9.11 10. Plotting For Fast Inspection

The pandas getting-started guide includes plotting early because plots are useful for quick feedback loops.

sales = pd.DataFrame(
    {
        "month": ["Jan", "Feb", "Mar", "Apr"],
        "revenue": [10, 12, 15, 18],
    }
)

sales.plot(x="month", y="revenue", kind="bar", title="Monthly Revenue");

For serious visualization work, teams often move to Matplotlib, Seaborn, or Plotly.

But pandas plotting is perfect for fast inspection.

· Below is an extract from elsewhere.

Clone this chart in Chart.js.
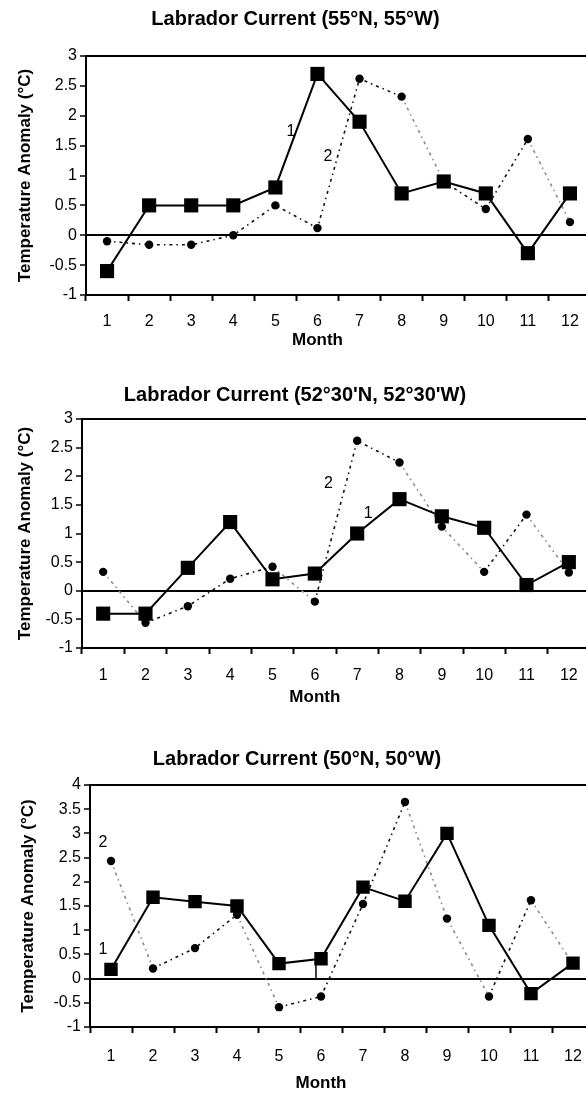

9.12 Common Beginner Mistakes

  • Writing row-by-row loops when vectorized column operations would be simpler
  • Forgetting to inspect dtypes before debugging results
  • Using chained indexing instead of clear loc selection
  • Merging tables without first checking key uniqueness
  • Treating missing values as a cosmetic issue instead of a data contract issue

9.13 Suggested Learning Path

If you want to learn pandas deeply, practice in this order:

  1. Create and inspect DataFrame objects
  2. Load and save CSV data
  3. Filter rows and choose columns with loc
  4. Add derived columns
  5. Use groupby and aggregations
  6. Reshape with pivot and melt
  7. Join tables with merge
  8. Work with datetime and string columns

9.14 Practice

The following notebooks are included in this repo as hands-on exercises:

9.15 Final Takeaway

Pandas is not just a library for tables.

It is a thinking tool for turning messy inputs into reliable structure.

That makes it foundational for data pipelines, feature work, evaluation slices, and AI system debugging.